То, что делал Канарис, я, может быть, тоже делал. Но собрать, скажем, пару генералов, организовать какой-то путч... Эта идея мне и в голову не приходила, потому что была нереальна. Я бы просто не нашел второго генерала, который был бы готов пойти на это. Я считал, что единственной моей возможностью было высказать свою точку зрения. Возможно, мне это нужно было сделать раньше. Может быть, нужно было быть последовательней. Но сейчас, работая над новой книгой, я все больше думаю над этим. И если совсем честно — я не нахожу ответа на вопрос: что я действительно мог сделать? Демонстративно перейти на Запад? Такой мысли мне не приходило в голову никогда. А сравнивать, конечно, можно с кем угодно.
—Люди в вашем возрасте трудно расстаются с идеалами. Но, может быть, дело не только в возрасте?
— Не знаю, может быть, и в возрасте. Когда из жизни уходят идеалы, из нее уходит романтика. Но не в ней, главным образом, дело. Ведь социалистическую идею не Маркс и Энгельс выдумали. Она созрела как историческая объективность. Развитое капиталистическое общество, в котором я сейчас живу, не в состоянии дать ответы на вопросы, без решения которых человечество не имеет будущего. Но поиск ответов на вопросы, которые ставит жизнь, никогда не кончится. Последствия страшного поражения, которое мы потерпели, непоправимы. При жизни одного или двух поколений, но это не меняет сути дела.
— Возвращаясь из России в Германию, как вы пишете сами, вы продумывали различные варианты того, что могло произойти. Считали ли вы реальной возможность физического устранения вас как человека, который слишком много знает?
—Мысль об этом была, но я не относился к ней серьезно. Считал: пока я буду в руках властей, смогу довольно уверенно себя чувствовать. Считал так в отличие от друзей, которые пророчили мне самое худшее. Но во время короткого пребывания в тюрьме я все же был более собран, чем всегда, и с повышенным вниманием следил за своим окружением. Все-таки печальные примеры в истории моей службы были. А вообще, если честно, много я об этом не думал.

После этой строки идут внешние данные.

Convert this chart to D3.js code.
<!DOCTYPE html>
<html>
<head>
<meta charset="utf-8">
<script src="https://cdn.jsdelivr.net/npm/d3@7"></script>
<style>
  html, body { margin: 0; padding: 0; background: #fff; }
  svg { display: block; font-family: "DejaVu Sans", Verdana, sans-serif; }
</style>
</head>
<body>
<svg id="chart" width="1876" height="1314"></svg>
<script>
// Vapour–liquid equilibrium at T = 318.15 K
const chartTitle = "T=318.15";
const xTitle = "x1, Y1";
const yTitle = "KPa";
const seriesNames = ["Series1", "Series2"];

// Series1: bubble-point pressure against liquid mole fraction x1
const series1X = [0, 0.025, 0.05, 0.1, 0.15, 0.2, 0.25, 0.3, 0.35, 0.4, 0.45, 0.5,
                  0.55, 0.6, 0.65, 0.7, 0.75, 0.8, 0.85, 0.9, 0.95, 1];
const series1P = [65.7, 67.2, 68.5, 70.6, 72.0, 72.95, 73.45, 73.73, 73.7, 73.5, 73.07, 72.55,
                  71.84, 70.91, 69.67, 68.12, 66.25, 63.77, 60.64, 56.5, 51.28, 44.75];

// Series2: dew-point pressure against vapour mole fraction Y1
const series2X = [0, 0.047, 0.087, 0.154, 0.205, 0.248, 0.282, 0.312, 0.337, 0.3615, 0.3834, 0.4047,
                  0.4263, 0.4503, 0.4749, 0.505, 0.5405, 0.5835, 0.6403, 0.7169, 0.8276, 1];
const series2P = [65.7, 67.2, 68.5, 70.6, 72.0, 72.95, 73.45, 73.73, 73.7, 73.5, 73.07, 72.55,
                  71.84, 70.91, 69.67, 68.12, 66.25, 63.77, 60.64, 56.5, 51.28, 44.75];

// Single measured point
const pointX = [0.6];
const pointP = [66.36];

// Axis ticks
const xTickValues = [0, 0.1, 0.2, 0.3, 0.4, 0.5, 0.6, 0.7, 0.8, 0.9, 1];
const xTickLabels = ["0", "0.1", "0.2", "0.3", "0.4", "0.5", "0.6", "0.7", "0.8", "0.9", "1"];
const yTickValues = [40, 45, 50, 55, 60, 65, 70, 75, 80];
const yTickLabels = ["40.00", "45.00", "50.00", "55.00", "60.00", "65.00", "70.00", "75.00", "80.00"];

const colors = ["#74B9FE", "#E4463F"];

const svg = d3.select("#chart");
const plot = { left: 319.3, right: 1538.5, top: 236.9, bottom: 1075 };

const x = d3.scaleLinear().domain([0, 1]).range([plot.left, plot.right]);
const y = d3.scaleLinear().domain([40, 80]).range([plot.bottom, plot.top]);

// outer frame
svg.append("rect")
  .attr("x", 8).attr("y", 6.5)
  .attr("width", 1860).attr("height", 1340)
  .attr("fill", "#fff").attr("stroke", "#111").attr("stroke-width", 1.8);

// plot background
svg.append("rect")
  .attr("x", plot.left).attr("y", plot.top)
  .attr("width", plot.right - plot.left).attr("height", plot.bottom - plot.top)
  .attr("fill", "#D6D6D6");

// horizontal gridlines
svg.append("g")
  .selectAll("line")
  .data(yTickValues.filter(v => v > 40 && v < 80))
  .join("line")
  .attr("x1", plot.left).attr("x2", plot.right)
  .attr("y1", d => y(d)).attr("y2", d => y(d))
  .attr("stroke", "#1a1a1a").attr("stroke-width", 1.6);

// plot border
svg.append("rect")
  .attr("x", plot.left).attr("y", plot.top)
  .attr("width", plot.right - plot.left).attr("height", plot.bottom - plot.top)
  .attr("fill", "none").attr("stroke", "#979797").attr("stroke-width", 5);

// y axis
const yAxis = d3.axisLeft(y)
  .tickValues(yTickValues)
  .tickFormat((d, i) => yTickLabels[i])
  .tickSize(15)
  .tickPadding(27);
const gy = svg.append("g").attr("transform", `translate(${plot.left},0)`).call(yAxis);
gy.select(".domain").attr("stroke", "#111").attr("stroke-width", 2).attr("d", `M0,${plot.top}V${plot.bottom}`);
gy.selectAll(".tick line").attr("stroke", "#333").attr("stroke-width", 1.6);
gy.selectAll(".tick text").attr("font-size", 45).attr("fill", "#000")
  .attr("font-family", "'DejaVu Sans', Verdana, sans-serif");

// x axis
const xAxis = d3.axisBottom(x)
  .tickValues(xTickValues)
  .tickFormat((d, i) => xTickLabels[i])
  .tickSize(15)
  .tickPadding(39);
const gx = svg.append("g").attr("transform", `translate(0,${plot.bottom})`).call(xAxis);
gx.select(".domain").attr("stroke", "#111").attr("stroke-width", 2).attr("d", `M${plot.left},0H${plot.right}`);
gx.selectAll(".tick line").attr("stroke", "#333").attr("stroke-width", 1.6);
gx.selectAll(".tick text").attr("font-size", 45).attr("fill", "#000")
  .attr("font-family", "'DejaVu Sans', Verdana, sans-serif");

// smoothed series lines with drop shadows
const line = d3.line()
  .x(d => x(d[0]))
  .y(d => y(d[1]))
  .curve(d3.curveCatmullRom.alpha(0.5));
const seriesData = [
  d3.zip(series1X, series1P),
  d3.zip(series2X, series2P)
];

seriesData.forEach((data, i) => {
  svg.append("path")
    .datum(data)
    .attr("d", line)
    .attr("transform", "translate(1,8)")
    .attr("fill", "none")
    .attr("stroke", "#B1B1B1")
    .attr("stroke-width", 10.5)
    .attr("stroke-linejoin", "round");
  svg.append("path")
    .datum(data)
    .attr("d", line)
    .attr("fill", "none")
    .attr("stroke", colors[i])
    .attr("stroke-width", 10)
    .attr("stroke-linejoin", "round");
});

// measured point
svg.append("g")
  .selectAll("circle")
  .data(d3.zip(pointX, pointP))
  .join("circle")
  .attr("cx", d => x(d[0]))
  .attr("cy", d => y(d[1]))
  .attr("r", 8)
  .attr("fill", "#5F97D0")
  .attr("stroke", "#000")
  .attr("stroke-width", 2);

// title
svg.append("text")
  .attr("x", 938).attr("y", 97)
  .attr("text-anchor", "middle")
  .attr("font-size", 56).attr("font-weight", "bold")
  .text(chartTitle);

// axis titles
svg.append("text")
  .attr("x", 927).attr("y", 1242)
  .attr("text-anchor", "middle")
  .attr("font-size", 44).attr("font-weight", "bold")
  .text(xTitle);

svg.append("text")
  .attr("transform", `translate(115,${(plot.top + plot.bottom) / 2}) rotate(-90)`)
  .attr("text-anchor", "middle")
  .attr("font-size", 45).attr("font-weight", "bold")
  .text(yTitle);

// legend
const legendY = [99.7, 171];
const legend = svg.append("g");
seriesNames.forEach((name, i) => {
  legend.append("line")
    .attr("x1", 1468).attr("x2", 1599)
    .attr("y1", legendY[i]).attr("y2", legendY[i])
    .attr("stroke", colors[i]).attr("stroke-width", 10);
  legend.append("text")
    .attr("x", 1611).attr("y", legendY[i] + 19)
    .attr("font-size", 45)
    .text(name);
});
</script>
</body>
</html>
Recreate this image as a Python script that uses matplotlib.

—Что легче: быть «человеком без лица» или человеком, чье лицо знает каждый встречный?
— Я никогда не считал себя человеком без лица. Это просто западные разведки и журналисты за мной плохо следили. Я всегда был связан с общественностью. Бывал, выступал в школах, которые носили имя отца (известного писателя и драматурга Фридриха Вольфа —Примеч. авт.), в воинских частях, в больницах. Сидел на трибунах во время парадов и демонстраций. Как-то в 1985 году один западный журналист действительно исхитрился сфотографировать меня во Дворце республики. Он, наверное, состояние сделал на этой фотографии.
— Но первое — после многолетнего перерыва — ваше фото, в черных очках, появилось на обложке журнала «Шпигель» в 1979 году и было подано как сенсация. Тот снимок был сделан в Стокгольме случайно?
— Нет, это стало результатом наших ошибок. Это была не случайность, а целенаправленная акция. Шведская политическая полиция заподозрила что-то неладное. И вместе с западногерманской контрразведкой — за что я на шведов в обиде, потому что никакого зла им не причинил, и вообще считаю это нарушением нейтралитета (смеется) — поставила вблизи дома, где я расположился, машину с аппаратурой. Было это летом 1978 года. А в январе ушел на Запад предатель Штиллер. Ему показали ряд фотографий. Он и говорит: начальник управления.